A robust CAP should contain several essential components to ensure clarity and accountability. For each finding you’ve prioritized, the plan must clearly define the problem and its identified root cause. This foundational step ensures you are solving the right issue. Following this, the plan must detail the specific corrective actions that will be taken. These actions should be concrete, measurable, and directly linked to addressing the root cause. Vague goals like “improve training” are less effective than specific actions like “develop and deliver a three-hour workshop on machine safety protocols for all line operators.”

To ensure successful implementation, the CAP must also assign responsibility and set deadlines. Every corrective action needs a designated owner—a specific person or team responsible for its completion. This creates clear accountability. Furthermore, realistic yet firm deadlines should be established for each action item. Finally, the plan should include a method for verification to confirm that the implemented solution is effective. This might involve a follow-up internal audit or specific performance metrics. For businesses sourcing from overseas, partnering with a trusted service can be invaluable. Companies specializing in quality control, such as those that offer comprehensive factory audits and pre-shipment inspections, can serve as your eyes in the factory, ensuring that corrective actions are properly implemented and sustained.

An effective Corrective Action Plan includes:

  • Problem Definition: A clear statement of the non-compliance.
  • Root Cause Analysis: The underlying reason the problem occurred.
  • Proposed Corrective Actions: Specific, measurable steps to fix the root cause.
  • Responsible Party: The individual or team assigned to implement the actions.
  • Completion Deadline: A target date for finishing the corrective actions.
  • Verification Method: How the effectiveness of the solution will be measured and confirmed.

Turning Audit Reports into Strategic Assets

Ultimately, a factory audit report should be viewed not as a final judgment but as a valuable tool for strategic improvement.
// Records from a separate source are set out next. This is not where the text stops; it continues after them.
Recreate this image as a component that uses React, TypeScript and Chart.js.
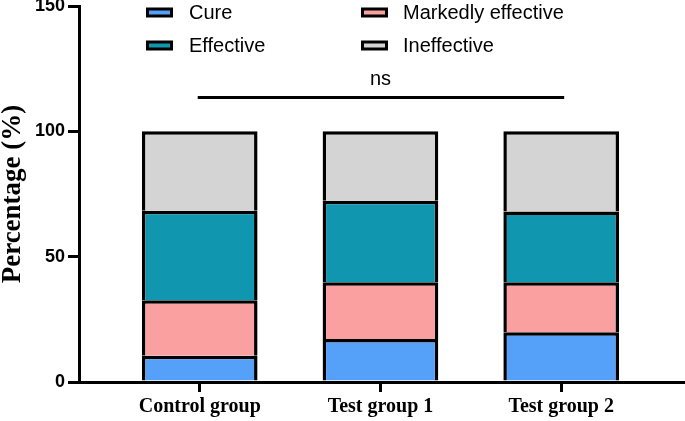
import React, { useEffect, useRef } from "react";
import { Chart, registerables } from "chart.js";

Chart.register(...registerables);

const categories = ["Control group", "Test group 1", "Test group 2"];
const seriesNames = ["Cure", "Markedly effective", "Effective", "Ineffective"];
const cure = [10.5, 17.2, 19.8];
const markedly = [22.1, 22.6, 20.0];
const effective = [35.7, 32.5, 28.2];
const ineffective = [31.7, 27.7, 32.0];
const seriesColors = ["#55A0F9", "#FBA0A0", "#1096AE", "#D4D4D4"];
const yTicks = [0, 50, 100, 150];
const sigLabel = "ns";
const sigY = 113.5;
const sigTextY = 120.5;

const seriesValues = [cure, markedly, effective, ineffective];

const legendPlugin = {
  id: "customLegend",
  afterDraw(chart: any) {
    const ctx = chart.ctx;
    const colBox = [146, 361];
    const colText = [189, 403];
    const rowY = [12.5, 45.5];
    ctx.save();
    chart.data.datasets.forEach((ds: any, i: number) => {
      const col = i % 2;
      const row = Math.floor(i / 2);
      const bx = colBox[col];
      const by = rowY[row] - 5;
      ctx.fillStyle = "#000";
      ctx.fillRect(bx, by, 27, 10);
      ctx.fillStyle = ds.backgroundColor;
      ctx.fillRect(bx + 3, by + 3, 21, 4);
      ctx.fillStyle = "#000";
      ctx.font = "20px 'Liberation Sans', Arial, sans-serif";
      ctx.textAlign = "left";
      ctx.textBaseline = "middle";
      ctx.fillText(ds.label, colText[col], rowY[row] + 1);
    });
    ctx.restore();
  },
};

const sigPlugin = {
  id: "sigLine",
  afterDraw(chart: any) {
    const ctx = chart.ctx;
    const xs = chart.scales.x;
    const ys = chart.scales.y;
    const x0 = xs.getPixelForValue(0);
    const x2 = xs.getPixelForValue(categories.length - 1);
    const y = ys.getPixelForValue(sigY);
    ctx.save();
    ctx.strokeStyle = "#000";
    ctx.lineWidth = 3;
    ctx.beginPath();
    ctx.moveTo(x0 - 2, y);
    ctx.lineTo(x2 + 3, y);
    ctx.stroke();
    ctx.fillStyle = "#000";
    ctx.font = "20px 'Liberation Sans', Arial, sans-serif";
    ctx.textAlign = "center";
    ctx.textBaseline = "middle";
    ctx.fillText(sigLabel, xs.getPixelForValue(1), ys.getPixelForValue(sigTextY));
    ctx.restore();
  },
};

export default function App() {
  const ref = useRef<HTMLCanvasElement>(null);
  useEffect(() => {
    document.body.style.margin = "0";
    const datasets = seriesNames.map((name, si) => ({
      label: name,
      data: seriesValues[si].map((v, i) => ({ x: i, y: v })),
      backgroundColor: seriesColors[si],
      borderColor: "#000",
      borderWidth: 3.5,
      barPercentage: 0.64,
      categoryPercentage: 1,
    }));
    const chart = new Chart(ref.current as HTMLCanvasElement, {
      type: "bar",
      data: { datasets },
      options: {
        animation: false,
        responsive: false,
        layout: { padding: { top: 6, right: 2, left: 0, bottom: 0 } },
        plugins: { legend: { display: false }, tooltip: { enabled: false } },
        scales: {
          x: {
            type: "linear",
            stacked: true,
            offset: false,
            min: -0.668,
            max: 2.674,
            afterBuildTicks: (scale: any) => {
              scale.ticks = categories.map((_, i) => ({ value: i }));
            },
            afterFit: (scale: any) => {
              scale.height = 39;
              scale.paddingLeft = 0;
              scale.paddingRight = 0;
            },
            grid: {
              offset: false,
              drawOnChartArea: false,
              drawTicks: true,
              tickLength: 10,
              lineWidth: 3,
              color: "#000",
            },
            border: { display: true, width: 3, color: "#000" },
            ticks: {
              autoSkip: false,
              maxRotation: 0,
              padding: 3,
              color: "#000",
              font: { family: "'Liberation Serif', 'Times New Roman', serif", size: 20, weight: "bold" },
              callback: (v: any) => categories[Math.round(Number(v))] ?? "",
            },
          },
          y: {
            stacked: true,
            min: 0,
            max: 150,
            afterBuildTicks: (scale: any) => {
              scale.ticks = yTicks.map((v) => ({ value: v }));
            },
            afterFit: (scale: any) => {
              scale.width = 79;
              scale.paddingTop = 0;
              scale.paddingBottom = 0;
            },
            grid: {
              drawOnChartArea: false,
              drawTicks: true,
              tickLength: 11,
              lineWidth: 3,
              color: "#000",
            },
            border: { display: true, width: 3, color: "#000" },
            ticks: {
              padding: 3,
              color: "#000",
              font: { family: "'Liberation Sans', Arial, sans-serif", size: 18, weight: "bold" },
            },
            title: {
              display: true,
              text: "Percentage (%)",
              color: "#000",
              padding: { top: 0, bottom: 0 },
              font: { family: "'Liberation Serif', 'Times New Roman', serif", size: 27, weight: "bold", lineHeight: 1 },
            },
          },
        },
      },
      plugins: [legendPlugin, sigPlugin],
    } as any);
    return () => chart.destroy();
  }, []);
  return (
    <div style={{ width: 685, height: 421, background: "#fff" }}>
      <canvas ref={ref} width={685} height={421} />
    </div>
  );
}
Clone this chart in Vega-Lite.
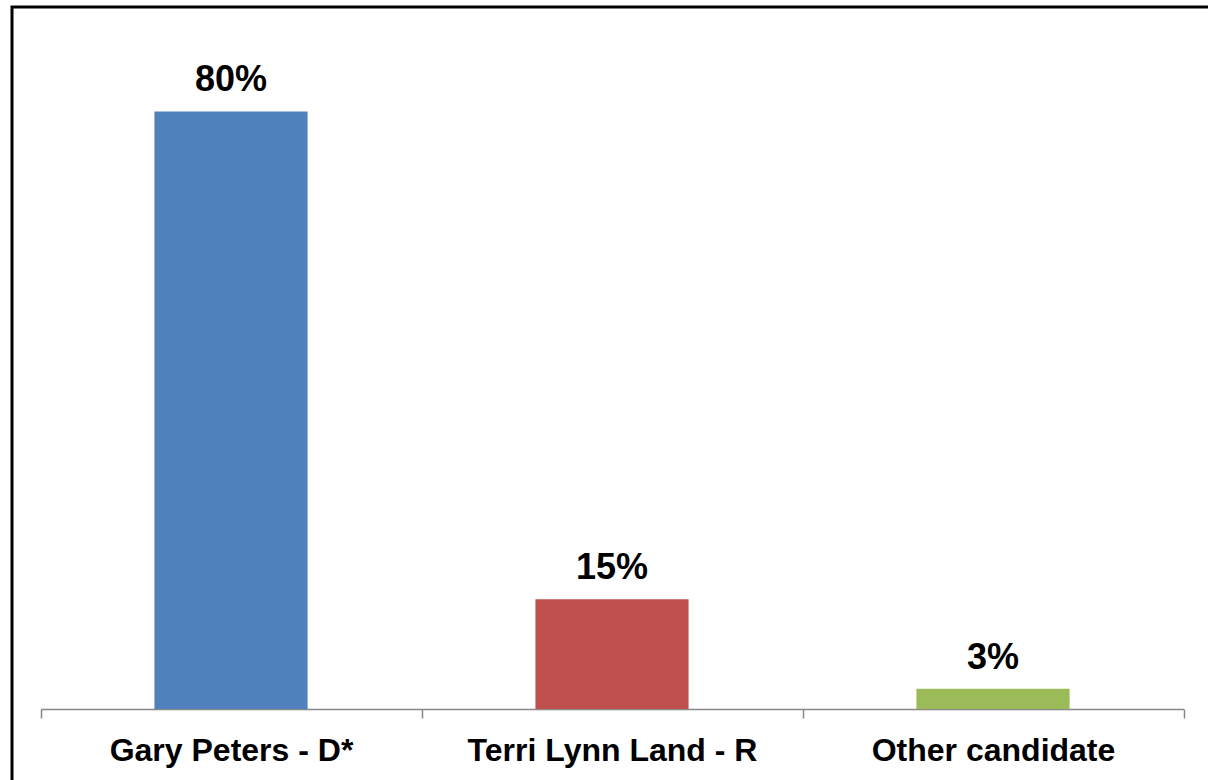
{
  "$schema": "https://vega.github.io/schema/vega-lite/v6.json",
  "autosize": "none",
  "padding": {"left": 12, "top": 7, "right": 0, "bottom": 0},
  "width": 1198,
  "height": 775,
  "background": "white",
  "config": {
    "view": {"stroke": "black", "strokeWidth": 3},
    "font": "Liberation Sans"
  },
  "data": {
    "values": [
      {"candidate": "Gary Peters - D*", "share": 0.80},
      {"candidate": "Terri Lynn Land - R", "share": 0.147},
      {"candidate": "Other candidate", "share": 0.027}
    ]
  },
  "encoding": {
    "x": {
      "field": "candidate",
      "type": "nominal",
      "sort": null,
      "scale": {"range": [28.5, 1171.5], "paddingInner": 0, "paddingOuter": 0},
      "axis": {
        "title": null,
        "labelAngle": 0,
        "labelLimit": 0,
        "labelFont": "Liberation Sans",
        "labelFontWeight": "bold",
        "labelFontSize": 32,
        "labelColor": "black",
        "labelBaseline": "alphabetic",
        "labelPadding": 42,
        "tickBand": "extent",
        "tickSize": 9,
        "tickColor": "#888888",
        "tickWidth": 1.5,
        "domainColor": "#888888",
        "domainWidth": 1.5,
        "offset": -73,
        "grid": false
      }
    },
    "y": {
      "field": "share",
      "type": "quantitative",
      "scale": {"domain": [0, 1], "range": [702, -45], "nice": false, "zero": true},
      "axis": null
    }
  },
  "layer": [
    {
      "mark": {"type": "bar", "width": {"band": 0.402}},
      "encoding": {
        "color": {
          "field": "candidate",
          "type": "nominal",
          "scale": {
            "domain": ["Gary Peters - D*", "Terri Lynn Land - R", "Other candidate"],
            "range": ["#4F81BD", "#C0504D", "#9BBB59"]
          },
          "legend": null
        }
      }
    },
    {
      "mark": {
        "type": "text",
        "baseline": "alphabetic",
        "align": "center",
        "dy": -20,
        "font": "Liberation Sans",
        "fontWeight": "bold",
        "fontSize": 36,
        "color": "black"
      },
      "encoding": {
        "text": {"field": "share", "type": "quantitative", "format": ".0%"}
      }
    }
  ]
}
By understanding its structure, deciphering the auditor’s opinion, and methodically analyzing its findings, you can transform a compliance document into a roadmap for enhancing operational excellence. The process fosters transparency, strengthens supplier relationships, and mitigates risks within your supply chain.

The true value of an audit lies in the follow-through. A well-executed Corrective Action Plan based on solid root cause analysis ensures that identified weaknesses are not just patched but permanently resolved. This commitment to continuous improvement protects your brand’s reputation, ensures product quality, and ultimately contributes to a more resilient and reliable manufacturing partnership.

illustration representing the process of turning audit insights into an effective corrective action plan

Frequently Asked Questions

1. How do you interpret an audit report?

To interpret an audit report, start with the overall result or summary—the verdict on the factory’s compliance. Then, review the executive summary for key takeaways. Finally, analyze the detailed findings section to understand specific non-compliances, categorize them by risk, and use them to build a corrective action plan.

2. What are the 5 C’s of an audit report?

The 5 C’s are a framework used to structure audit findings clearly. They are: Criteria (the standard or expectation), Condition (the actual situation observed), Cause (the reason for the deviation), Consequence (the impact or risk of the finding), and Corrective Action (the recommended solution).

3. What are 1st, 2nd, and 3rd party audits?

A first-party audit is an internal audit conducted by an organization on its own systems. A second-party audit is an external audit performed on a supplier by a customer. A third-party audit is conducted by an independent, external organization to certify that a company meets a specific standard, such as ISO 9001.

4. What are the 7 elements of an audit report?

While formats vary, a typical audit report includes seven key elements: a title, an introductory paragraph defining the scope, an executive summary of key findings, the auditor’s overall result or conclusion, the detailed findings and observations, the auditor’s name and signature, and the date of the report.